Provided entries:
• • • • •
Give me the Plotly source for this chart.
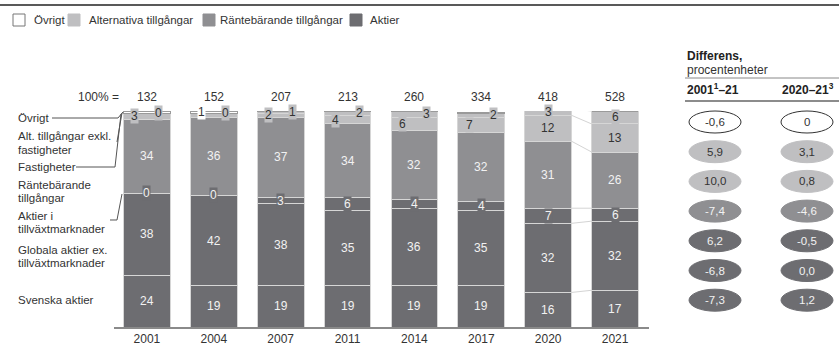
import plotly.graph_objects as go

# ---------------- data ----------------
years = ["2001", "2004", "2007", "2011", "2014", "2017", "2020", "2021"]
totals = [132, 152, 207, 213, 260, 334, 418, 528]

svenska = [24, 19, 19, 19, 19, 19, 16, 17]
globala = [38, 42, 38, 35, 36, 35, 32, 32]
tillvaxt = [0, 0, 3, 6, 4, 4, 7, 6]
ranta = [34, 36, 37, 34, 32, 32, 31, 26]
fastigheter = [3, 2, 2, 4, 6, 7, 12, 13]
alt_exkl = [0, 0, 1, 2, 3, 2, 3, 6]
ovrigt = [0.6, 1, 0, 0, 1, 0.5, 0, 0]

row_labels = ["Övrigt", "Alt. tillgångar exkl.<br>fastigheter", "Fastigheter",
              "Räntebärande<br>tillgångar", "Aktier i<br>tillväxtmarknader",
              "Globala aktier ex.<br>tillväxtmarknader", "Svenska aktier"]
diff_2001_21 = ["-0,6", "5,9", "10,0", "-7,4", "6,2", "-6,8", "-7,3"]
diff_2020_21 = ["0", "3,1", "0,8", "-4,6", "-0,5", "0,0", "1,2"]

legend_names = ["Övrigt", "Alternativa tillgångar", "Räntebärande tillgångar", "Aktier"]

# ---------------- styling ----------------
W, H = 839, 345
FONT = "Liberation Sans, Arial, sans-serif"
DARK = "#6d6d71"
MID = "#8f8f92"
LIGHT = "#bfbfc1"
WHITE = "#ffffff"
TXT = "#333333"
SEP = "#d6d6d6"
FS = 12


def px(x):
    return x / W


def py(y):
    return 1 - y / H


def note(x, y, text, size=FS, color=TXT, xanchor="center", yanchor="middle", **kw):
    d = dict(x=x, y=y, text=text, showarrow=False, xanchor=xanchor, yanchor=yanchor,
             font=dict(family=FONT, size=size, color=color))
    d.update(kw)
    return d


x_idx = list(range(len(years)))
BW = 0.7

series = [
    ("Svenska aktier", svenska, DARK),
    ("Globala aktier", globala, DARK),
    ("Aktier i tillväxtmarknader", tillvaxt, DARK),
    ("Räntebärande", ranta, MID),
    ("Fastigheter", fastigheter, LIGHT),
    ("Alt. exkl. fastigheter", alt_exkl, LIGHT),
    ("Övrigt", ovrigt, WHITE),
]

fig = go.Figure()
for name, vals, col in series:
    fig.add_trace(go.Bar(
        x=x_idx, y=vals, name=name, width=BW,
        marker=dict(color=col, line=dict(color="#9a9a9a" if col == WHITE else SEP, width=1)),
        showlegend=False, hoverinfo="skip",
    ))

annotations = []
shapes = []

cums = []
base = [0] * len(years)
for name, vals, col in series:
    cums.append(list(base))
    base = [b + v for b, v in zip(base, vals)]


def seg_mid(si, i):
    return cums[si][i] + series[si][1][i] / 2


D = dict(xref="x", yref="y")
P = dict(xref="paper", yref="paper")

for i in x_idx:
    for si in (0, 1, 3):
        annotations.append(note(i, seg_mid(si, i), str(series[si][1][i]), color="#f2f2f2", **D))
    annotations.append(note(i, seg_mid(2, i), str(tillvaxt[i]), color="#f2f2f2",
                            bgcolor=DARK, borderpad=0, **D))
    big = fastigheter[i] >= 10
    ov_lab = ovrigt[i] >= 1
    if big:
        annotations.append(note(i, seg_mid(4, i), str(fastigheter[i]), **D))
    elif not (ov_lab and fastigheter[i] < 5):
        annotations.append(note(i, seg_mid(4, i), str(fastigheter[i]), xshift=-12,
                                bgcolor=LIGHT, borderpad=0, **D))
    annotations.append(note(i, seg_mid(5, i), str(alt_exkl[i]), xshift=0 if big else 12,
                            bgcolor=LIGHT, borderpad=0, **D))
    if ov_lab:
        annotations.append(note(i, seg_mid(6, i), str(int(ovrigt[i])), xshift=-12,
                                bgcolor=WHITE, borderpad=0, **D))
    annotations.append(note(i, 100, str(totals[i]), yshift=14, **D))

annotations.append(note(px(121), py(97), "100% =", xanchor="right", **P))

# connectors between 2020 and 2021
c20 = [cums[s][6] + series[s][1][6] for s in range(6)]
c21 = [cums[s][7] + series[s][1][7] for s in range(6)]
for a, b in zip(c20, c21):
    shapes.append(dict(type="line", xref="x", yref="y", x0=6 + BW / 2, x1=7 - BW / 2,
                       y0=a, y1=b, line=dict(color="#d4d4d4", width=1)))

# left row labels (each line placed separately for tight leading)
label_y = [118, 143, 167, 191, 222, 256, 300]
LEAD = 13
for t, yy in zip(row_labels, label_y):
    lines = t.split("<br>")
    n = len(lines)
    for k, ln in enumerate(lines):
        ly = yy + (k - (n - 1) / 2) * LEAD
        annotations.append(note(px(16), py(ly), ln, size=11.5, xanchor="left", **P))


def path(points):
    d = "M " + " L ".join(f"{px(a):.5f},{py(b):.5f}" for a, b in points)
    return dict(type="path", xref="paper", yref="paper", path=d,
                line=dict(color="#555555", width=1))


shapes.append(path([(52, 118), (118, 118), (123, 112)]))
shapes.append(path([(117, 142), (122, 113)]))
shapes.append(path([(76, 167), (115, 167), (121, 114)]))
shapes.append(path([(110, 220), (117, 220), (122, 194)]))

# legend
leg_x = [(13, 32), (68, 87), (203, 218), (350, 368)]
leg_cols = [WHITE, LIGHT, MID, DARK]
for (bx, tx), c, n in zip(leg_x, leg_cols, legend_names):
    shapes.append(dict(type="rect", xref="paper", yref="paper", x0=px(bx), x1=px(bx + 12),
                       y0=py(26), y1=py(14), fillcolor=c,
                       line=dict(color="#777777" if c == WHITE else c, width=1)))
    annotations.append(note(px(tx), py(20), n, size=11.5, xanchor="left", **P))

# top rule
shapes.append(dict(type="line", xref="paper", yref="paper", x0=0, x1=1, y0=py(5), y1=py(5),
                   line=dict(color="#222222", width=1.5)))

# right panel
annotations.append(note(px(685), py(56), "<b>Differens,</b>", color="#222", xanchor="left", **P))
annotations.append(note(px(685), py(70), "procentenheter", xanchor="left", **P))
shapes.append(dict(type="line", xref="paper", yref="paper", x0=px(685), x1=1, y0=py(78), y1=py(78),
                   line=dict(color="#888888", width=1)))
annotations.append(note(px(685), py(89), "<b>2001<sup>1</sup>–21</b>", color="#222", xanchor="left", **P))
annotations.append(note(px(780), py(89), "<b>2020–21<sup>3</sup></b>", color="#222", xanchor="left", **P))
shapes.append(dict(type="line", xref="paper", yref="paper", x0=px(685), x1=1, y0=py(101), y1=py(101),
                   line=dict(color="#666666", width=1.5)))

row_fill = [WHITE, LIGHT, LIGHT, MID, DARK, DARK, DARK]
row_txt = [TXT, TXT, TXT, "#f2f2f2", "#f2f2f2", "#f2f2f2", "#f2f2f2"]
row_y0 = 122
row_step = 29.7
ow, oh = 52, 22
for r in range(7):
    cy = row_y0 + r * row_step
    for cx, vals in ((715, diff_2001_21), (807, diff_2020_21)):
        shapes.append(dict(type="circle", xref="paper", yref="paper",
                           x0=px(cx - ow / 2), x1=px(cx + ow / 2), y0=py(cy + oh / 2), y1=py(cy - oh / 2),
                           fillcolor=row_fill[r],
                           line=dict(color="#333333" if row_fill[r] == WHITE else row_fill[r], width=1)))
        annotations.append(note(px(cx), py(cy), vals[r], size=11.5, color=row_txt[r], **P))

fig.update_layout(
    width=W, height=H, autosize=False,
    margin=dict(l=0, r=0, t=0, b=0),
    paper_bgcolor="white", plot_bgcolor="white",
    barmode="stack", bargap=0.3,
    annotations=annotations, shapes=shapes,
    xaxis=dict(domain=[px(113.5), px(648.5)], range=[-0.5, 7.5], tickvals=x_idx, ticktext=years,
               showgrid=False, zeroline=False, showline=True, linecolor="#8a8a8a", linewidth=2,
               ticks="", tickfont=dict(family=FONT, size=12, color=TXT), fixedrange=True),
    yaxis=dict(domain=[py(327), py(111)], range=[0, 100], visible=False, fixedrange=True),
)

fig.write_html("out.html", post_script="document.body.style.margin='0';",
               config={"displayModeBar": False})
• • • • •
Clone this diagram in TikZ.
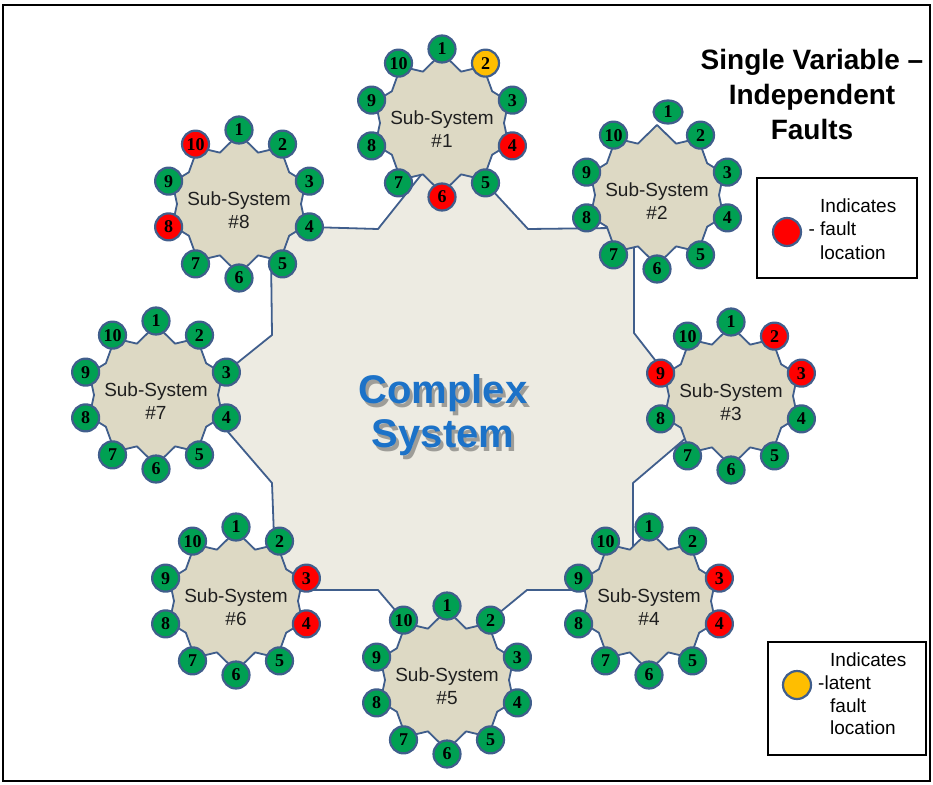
• • • • •
Given problem:
Both the line with "Give me the Plotly source for this chart." and the line with "ovrigt = [0.6, 1, 0, 0, 1, 0.5, 0, 0]" are included: reproduce them and every line between, exactly, with pictures omitted.

Exercise answer:
Give me the Plotly source for this chart.
import plotly.graph_objects as go

# ---------------- data ----------------
years = ["2001", "2004", "2007", "2011", "2014", "2017", "2020", "2021"]
totals = [132, 152, 207, 213, 260, 334, 418, 528]

svenska = [24, 19, 19, 19, 19, 19, 16, 17]
globala = [38, 42, 38, 35, 36, 35, 32, 32]
tillvaxt = [0, 0, 3, 6, 4, 4, 7, 6]
ranta = [34, 36, 37, 34, 32, 32, 31, 26]
fastigheter = [3, 2, 2, 4, 6, 7, 12, 13]
alt_exkl = [0, 0, 1, 2, 3, 2, 3, 6]
ovrigt = [0.6, 1, 0, 0, 1, 0.5, 0, 0]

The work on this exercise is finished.